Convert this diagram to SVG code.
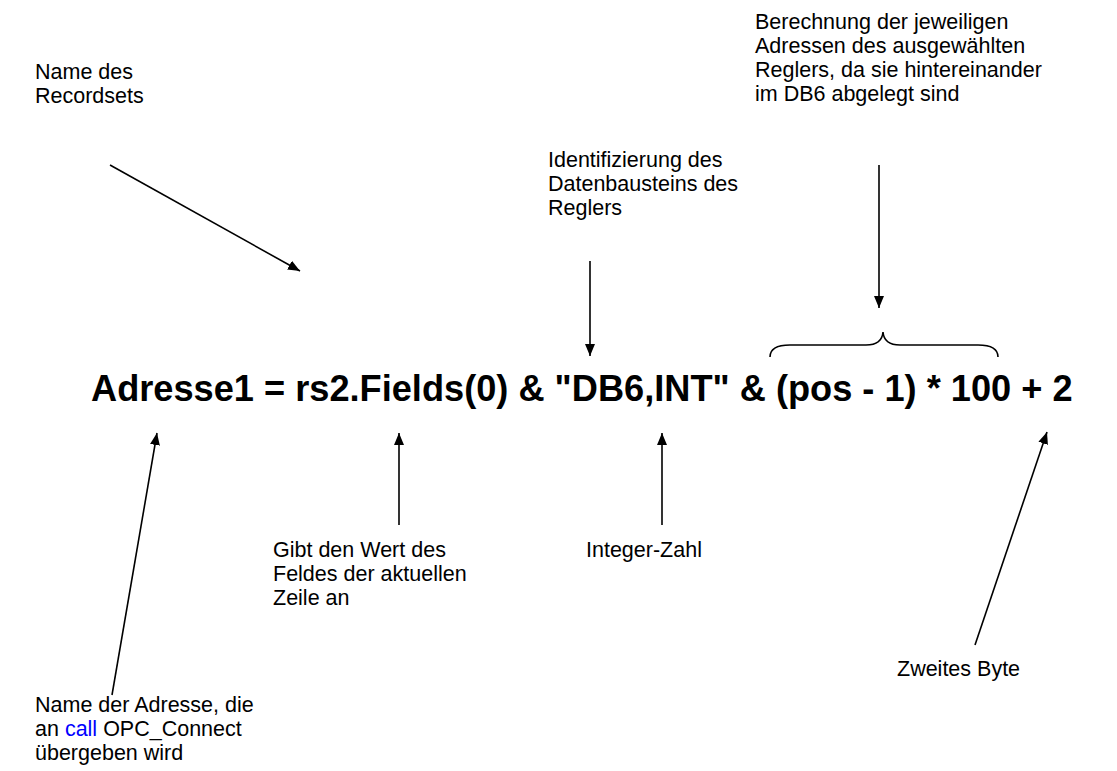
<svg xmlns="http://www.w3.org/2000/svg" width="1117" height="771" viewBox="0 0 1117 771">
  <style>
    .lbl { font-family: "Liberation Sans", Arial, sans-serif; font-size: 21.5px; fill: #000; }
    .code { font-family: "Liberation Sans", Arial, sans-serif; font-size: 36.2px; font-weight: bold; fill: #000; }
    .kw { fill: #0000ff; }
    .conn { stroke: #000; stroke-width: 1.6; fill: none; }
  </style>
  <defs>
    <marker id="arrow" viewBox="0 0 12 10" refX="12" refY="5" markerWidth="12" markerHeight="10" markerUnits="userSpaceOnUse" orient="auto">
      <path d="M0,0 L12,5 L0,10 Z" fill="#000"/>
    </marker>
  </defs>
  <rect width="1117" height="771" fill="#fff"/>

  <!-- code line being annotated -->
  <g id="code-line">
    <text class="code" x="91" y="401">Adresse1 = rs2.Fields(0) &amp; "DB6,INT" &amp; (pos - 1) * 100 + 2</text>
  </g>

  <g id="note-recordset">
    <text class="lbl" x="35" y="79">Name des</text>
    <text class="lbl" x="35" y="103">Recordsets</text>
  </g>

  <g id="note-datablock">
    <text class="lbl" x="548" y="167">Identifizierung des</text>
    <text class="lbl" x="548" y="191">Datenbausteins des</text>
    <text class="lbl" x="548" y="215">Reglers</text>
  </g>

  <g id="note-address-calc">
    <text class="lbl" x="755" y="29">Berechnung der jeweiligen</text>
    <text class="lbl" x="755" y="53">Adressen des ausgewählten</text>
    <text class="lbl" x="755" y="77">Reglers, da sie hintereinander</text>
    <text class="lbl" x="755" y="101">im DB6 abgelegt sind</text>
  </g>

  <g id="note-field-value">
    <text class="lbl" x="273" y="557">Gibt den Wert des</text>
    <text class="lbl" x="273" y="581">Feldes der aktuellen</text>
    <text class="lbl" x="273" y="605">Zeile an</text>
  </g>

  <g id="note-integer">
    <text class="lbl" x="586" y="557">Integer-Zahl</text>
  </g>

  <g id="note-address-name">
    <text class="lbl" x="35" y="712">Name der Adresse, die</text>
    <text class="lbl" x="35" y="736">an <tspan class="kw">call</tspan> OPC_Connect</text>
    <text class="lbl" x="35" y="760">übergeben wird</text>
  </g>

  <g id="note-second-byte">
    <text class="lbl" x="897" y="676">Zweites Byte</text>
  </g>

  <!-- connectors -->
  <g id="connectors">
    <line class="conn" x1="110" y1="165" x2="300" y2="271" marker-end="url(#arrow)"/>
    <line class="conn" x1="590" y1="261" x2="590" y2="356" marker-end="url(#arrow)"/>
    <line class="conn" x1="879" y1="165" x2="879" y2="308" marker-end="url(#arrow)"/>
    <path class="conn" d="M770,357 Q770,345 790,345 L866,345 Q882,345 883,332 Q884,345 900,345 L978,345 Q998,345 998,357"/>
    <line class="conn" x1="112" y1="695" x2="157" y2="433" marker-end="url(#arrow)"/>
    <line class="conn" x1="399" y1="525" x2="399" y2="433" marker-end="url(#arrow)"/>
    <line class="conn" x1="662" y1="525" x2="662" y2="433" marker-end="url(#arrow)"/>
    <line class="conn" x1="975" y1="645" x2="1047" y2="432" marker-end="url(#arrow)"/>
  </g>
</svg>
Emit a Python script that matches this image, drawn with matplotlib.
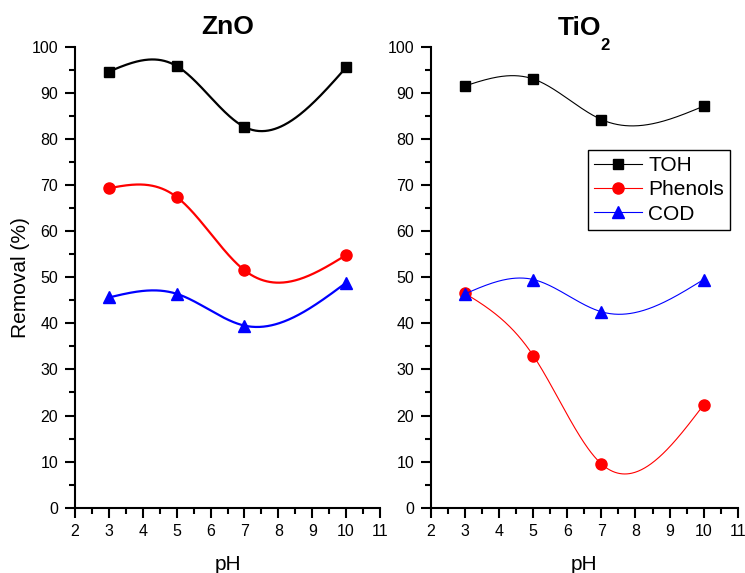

# # # #

Pictures excluded, quote all the data above exactly.

• **Result**
Convert this diagram to SVG code.
<svg xmlns="http://www.w3.org/2000/svg" width="1117" height="771" viewBox="0 0 1117 771">
  <style>
    .lbl { font-family: "Liberation Sans", Arial, sans-serif; font-size: 21.5px; fill: #000; }
    .code { font-family: "Liberation Sans", Arial, sans-serif; font-size: 36.2px; font-weight: bold; fill: #000; }
    .kw { fill: #0000ff; }
    .conn { stroke: #000; stroke-width: 1.6; fill: none; }
  </style>
  <defs>
    <marker id="arrow" viewBox="0 0 12 10" refX="12" refY="5" markerWidth="12" markerHeight="10" markerUnits="userSpaceOnUse" orient="auto">
      <path d="M0,0 L12,5 L0,10 Z" fill="#000"/>
    </marker>
  </defs>
  <rect width="1117" height="771" fill="#fff"/>

  <!-- code line being annotated -->
  <g id="code-line">
    <text class="code" x="91" y="401">Adresse1 = rs2.Fields(0) &amp; "DB6,INT" &amp; (pos - 1) * 100 + 2</text>
  </g>

  <g id="note-recordset">
    <text class="lbl" x="35" y="79">Name des</text>
    <text class="lbl" x="35" y="103">Recordsets</text>
  </g>

  <g id="note-datablock">
    <text class="lbl" x="548" y="167">Identifizierung des</text>
    <text class="lbl" x="548" y="191">Datenbausteins des</text>
    <text class="lbl" x="548" y="215">Reglers</text>
  </g>

  <g id="note-address-calc">
    <text class="lbl" x="755" y="29">Berechnung der jeweiligen</text>
    <text class="lbl" x="755" y="53">Adressen des ausgewählten</text>
    <text class="lbl" x="755" y="77">Reglers, da sie hintereinander</text>
    <text class="lbl" x="755" y="101">im DB6 abgelegt sind</text>
  </g>

  <g id="note-field-value">
    <text class="lbl" x="273" y="557">Gibt den Wert des</text>
    <text class="lbl" x="273" y="581">Feldes der aktuellen</text>
    <text class="lbl" x="273" y="605">Zeile an</text>
  </g>

  <g id="note-integer">
    <text class="lbl" x="586" y="557">Integer-Zahl</text>
  </g>

  <g id="note-address-name">
    <text class="lbl" x="35" y="712">Name der Adresse, die</text>
    <text class="lbl" x="35" y="736">an <tspan class="kw">call</tspan> OPC_Connect</text>
    <text class="lbl" x="35" y="760">übergeben wird</text>
  </g>

  <g id="note-second-byte">
    <text class="lbl" x="897" y="676">Zweites Byte</text>
  </g>

  <!-- connectors -->
  <g id="connectors">
    <line class="conn" x1="110" y1="165" x2="300" y2="271" marker-end="url(#arrow)"/>
    <line class="conn" x1="590" y1="261" x2="590" y2="356" marker-end="url(#arrow)"/>
    <line class="conn" x1="879" y1="165" x2="879" y2="308" marker-end="url(#arrow)"/>
    <path class="conn" d="M770,357 Q770,345 790,345 L866,345 Q882,345 883,332 Q884,345 900,345 L978,345 Q998,345 998,357"/>
    <line class="conn" x1="112" y1="695" x2="157" y2="433" marker-end="url(#arrow)"/>
    <line class="conn" x1="399" y1="525" x2="399" y2="433" marker-end="url(#arrow)"/>
    <line class="conn" x1="662" y1="525" x2="662" y2="433" marker-end="url(#arrow)"/>
    <line class="conn" x1="975" y1="645" x2="1047" y2="432" marker-end="url(#arrow)"/>
  </g>
</svg>
Emit a Python script that matches this image, drawn with matplotlib.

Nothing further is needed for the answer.